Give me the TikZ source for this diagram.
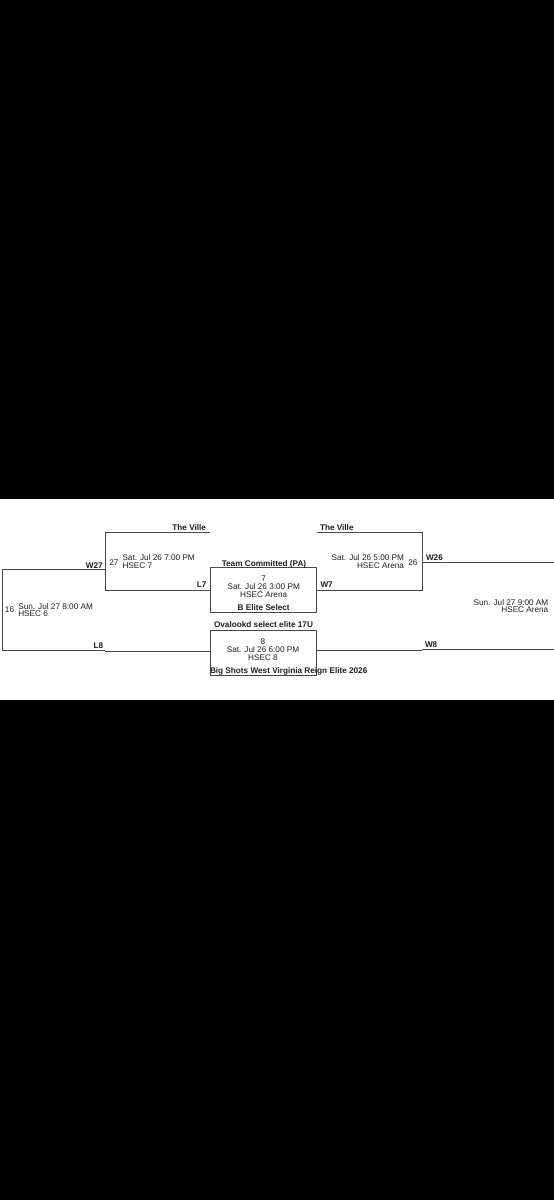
\documentclass[tikz,border=0pt]{standalone}
\usepackage{fontspec}
\setmainfont{Liberation Sans}
\begin{document}
\begin{tikzpicture}[x=1pt,y=-1pt,
  txt/.style={inner sep=0pt,outer sep=0pt,font=\fontsize{8.2}{9}\selectfont,text=black!88},
  btxt/.style={txt,font=\fontsize{8.2}{9}\selectfont\bfseries},
  wire/.style={draw=black!72,line width=0.9pt}]
\useasboundingbox (0,0) rectangle (554,1200);
\fill[black] (0,0) rectangle (554,1200);
\fill[white] (0,499) rectangle (554,700);
% corner coordinates
\coordinate (a27tr) at (210,532);
\coordinate (a27tl) at (105,532);
\coordinate (a27bl) at (105,590);
\coordinate (a27br) at (210.7,590);
\coordinate (w27s) at (2,569);
\coordinate (w27e) at (105,569);
\coordinate (b16bl) at (2,650.5);
\coordinate (b16bm) at (105,650.5);
\coordinate (b16bm2) at (105,651.5);
\coordinate (b16br) at (210,651.5);
\coordinate (b7tl) at (210.7,567.7);
\coordinate (b7br) at (316.7,612.7);
\coordinate (b8tl) at (210,630);
\coordinate (b8br) at (316,675.5);
\coordinate (a26tl) at (316.5,532);
\coordinate (a26tr) at (422.3,532);
\coordinate (a26br) at (422.3,590);
\coordinate (a26bl) at (316.7,590);
\coordinate (w26s) at (422.3,562);
\coordinate (w26e) at (554,562);
\coordinate (w8s) at (316,650);
\coordinate (w8m) at (422,650);
\coordinate (w8m2) at (422,649.3);
\coordinate (w8e) at (554,649.3);
% lines
\draw[wire] (a27tr) -- (a27tl) -- (a27bl) -- (a27br);
\draw[wire] (w27s) -- (w27e);
\draw[wire] (w27s) -- (b16bl) -- (b16bm);
\draw[wire] (b16bm2) -- (b16br);
\draw[wire] (b7tl) rectangle (b7br);
\draw[wire] (b8tl) rectangle (b8br);
\draw[wire] (a26tl) -- (a26tr) -- (a26br) -- (a26bl);
\draw[wire] (w26s) -- (w26e);
\draw[wire] (w8s) -- (w8m);
\draw[wire] (w8m2) -- (w8e);
% texts game 27
\node[btxt,anchor=base east] (tv1) at (206,530) {The Ville};
\node[txt,anchor=base west] (g27num) at (109.3,565) {27};
\node[txt,anchor=base west] (g27d) at (122.5,560) {Sat. Jul 26 7:00 PM};
\node[txt,anchor=base west] (g27l) at (122.5,568) {HSEC 7};
\node[btxt,anchor=base east] (w27) at (102.7,568) {W27};
\node[btxt,anchor=base east] (l7) at (206.5,587.5) {L7};
% game 7
\node[btxt,anchor=base] (tc) at (264,566) {Team Committed (PA)};
\node[txt,anchor=base] (g7num) at (263.7,581) {7};
\node[txt,anchor=base] (g7d) at (263.7,589.3) {Sat. Jul 26 3:00 PM};
\node[txt,anchor=base] (g7l) at (263.7,597) {HSEC Arena};
\node[btxt,anchor=base] (be) at (263.7,610.7) {B Elite Select};
% game 8
\node[btxt,anchor=base] (ov) at (263.5,627.7) {Ovalookd select elite 17U};
\node[txt,anchor=base] (g8num) at (263,644) {8};
\node[txt,anchor=base] (g8d) at (263,652.7) {Sat. Jul 26 6:00 PM};
\node[txt,anchor=base] (g8l) at (263,660.7) {HSEC 8};
\node[btxt,anchor=base west] (bs) at (210,673.3) {Big Shots West Virginia Reign Elite 2026};
% game 26
\node[btxt,anchor=base west] (tv2) at (320,530) {The Ville};
\node[txt,anchor=base east] (g26d) at (404,560) {Sat. Jul 26 5:00 PM};
\node[txt,anchor=base east] (g26l) at (404,568) {HSEC Arena};
\node[txt,anchor=base east] (g26num) at (417.5,565) {26};
\node[btxt,anchor=base west] (w7) at (320.5,587.3) {W7};
\node[btxt,anchor=base west] (w26) at (426,560) {W26};
% game 16
\node[txt,anchor=base west] (g16num) at (5,612.7) {16};
\node[txt,anchor=base west] (g16d) at (18.3,609) {Sun. Jul 27 8:00 AM};
\node[txt,anchor=base west] (g16l) at (18.3,616.7) {HSEC 6};
\node[btxt,anchor=base east] (l8) at (103.3,648.7) {L8};
% final
\node[btxt,anchor=base west] (w8) at (425,647.3) {W8};
\node[txt,anchor=base east] (gfd) at (548.3,605) {Sun. Jul 27 9:00 AM};
\node[txt,anchor=base east] (gfl) at (548.3,612.7) {HSEC Arena};
\end{tikzpicture}
\end{document}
==========
**Aim of the task**
All the lines above are to be reproduced exactly, except the pictures.

**Solution to this exercise**
Give me the TikZ source for this diagram.
\documentclass[tikz,border=0pt]{standalone}
\usepackage{fontspec}
\setmainfont{Liberation Sans}
\begin{document}
\begin{tikzpicture}[x=1pt,y=-1pt,
  txt/.style={inner sep=0pt,outer sep=0pt,font=\fontsize{8.2}{9}\selectfont,text=black!88},
  btxt/.style={txt,font=\fontsize{8.2}{9}\selectfont\bfseries},
  wire/.style={draw=black!72,line width=0.9pt}]
\useasboundingbox (0,0) rectangle (554,1200);
\fill[black] (0,0) rectangle (554,1200);
\fill[white] (0,499) rectangle (554,700);
% corner coordinates
\coordinate (a27tr) at (210,532);
\coordinate (a27tl) at (105,532);
\coordinate (a27bl) at (105,590);
\coordinate (a27br) at (210.7,590);
\coordinate (w27s) at (2,569);
\coordinate (w27e) at (105,569);
\coordinate (b16bl) at (2,650.5);
\coordinate (b16bm) at (105,650.5);
\coordinate (b16bm2) at (105,651.5);
\coordinate (b16br) at (210,651.5);
\coordinate (b7tl) at (210.7,567.7);
\coordinate (b7br) at (316.7,612.7);
\coordinate (b8tl) at (210,630);
\coordinate (b8br) at (316,675.5);
\coordinate (a26tl) at (316.5,532);
\coordinate (a26tr) at (422.3,532);
\coordinate (a26br) at (422.3,590);
\coordinate (a26bl) at (316.7,590);
\coordinate (w26s) at (422.3,562);
\coordinate (w26e) at (554,562);
\coordinate (w8s) at (316,650);
\coordinate (w8m) at (422,650);
\coordinate (w8m2) at (422,649.3);
\coordinate (w8e) at (554,649.3);
% lines
\draw[wire] (a27tr) -- (a27tl) -- (a27bl) -- (a27br);
\draw[wire] (w27s) -- (w27e);
\draw[wire] (w27s) -- (b16bl) -- (b16bm);
\draw[wire] (b16bm2) -- (b16br);
\draw[wire] (b7tl) rectangle (b7br);
\draw[wire] (b8tl) rectangle (b8br);
\draw[wire] (a26tl) -- (a26tr) -- (a26br) -- (a26bl);
\draw[wire] (w26s) -- (w26e);
\draw[wire] (w8s) -- (w8m);
\draw[wire] (w8m2) -- (w8e);
% texts game 27
\node[btxt,anchor=base east] (tv1) at (206,530) {The Ville};
\node[txt,anchor=base west] (g27num) at (109.3,565) {27};
\node[txt,anchor=base west] (g27d) at (122.5,560) {Sat. Jul 26 7:00 PM};
\node[txt,anchor=base west] (g27l) at (122.5,568) {HSEC 7};
\node[btxt,anchor=base east] (w27) at (102.7,568) {W27};
\node[btxt,anchor=base east] (l7) at (206.5,587.5) {L7};
% game 7
\node[btxt,anchor=base] (tc) at (264,566) {Team Committed (PA)};
\node[txt,anchor=base] (g7num) at (263.7,581) {7};
\node[txt,anchor=base] (g7d) at (263.7,589.3) {Sat. Jul 26 3:00 PM};
\node[txt,anchor=base] (g7l) at (263.7,597) {HSEC Arena};
\node[btxt,anchor=base] (be) at (263.7,610.7) {B Elite Select};
% game 8
\node[btxt,anchor=base] (ov) at (263.5,627.7) {Ovalookd select elite 17U};
\node[txt,anchor=base] (g8num) at (263,644) {8};
\node[txt,anchor=base] (g8d) at (263,652.7) {Sat. Jul 26 6:00 PM};
\node[txt,anchor=base] (g8l) at (263,660.7) {HSEC 8};
\node[btxt,anchor=base west] (bs) at (210,673.3) {Big Shots West Virginia Reign Elite 2026};
% game 26
\node[btxt,anchor=base west] (tv2) at (320,530) {The Ville};
\node[txt,anchor=base east] (g26d) at (404,560) {Sat. Jul 26 5:00 PM};
\node[txt,anchor=base east] (g26l) at (404,568) {HSEC Arena};
\node[txt,anchor=base east] (g26num) at (417.5,565) {26};
\node[btxt,anchor=base west] (w7) at (320.5,587.3) {W7};
\node[btxt,anchor=base west] (w26) at (426,560) {W26};
% game 16
\node[txt,anchor=base west] (g16num) at (5,612.7) {16};
\node[txt,anchor=base west] (g16d) at (18.3,609) {Sun. Jul 27 8:00 AM};
\node[txt,anchor=base west] (g16l) at (18.3,616.7) {HSEC 6};
\node[btxt,anchor=base east] (l8) at (103.3,648.7) {L8};
% final
\node[btxt,anchor=base west] (w8) at (425,647.3) {W8};
\node[txt,anchor=base east] (gfd) at (548.3,605) {Sun. Jul 27 9:00 AM};
\node[txt,anchor=base east] (gfl) at (548.3,612.7) {HSEC Arena};
\end{tikzpicture}
\end{document}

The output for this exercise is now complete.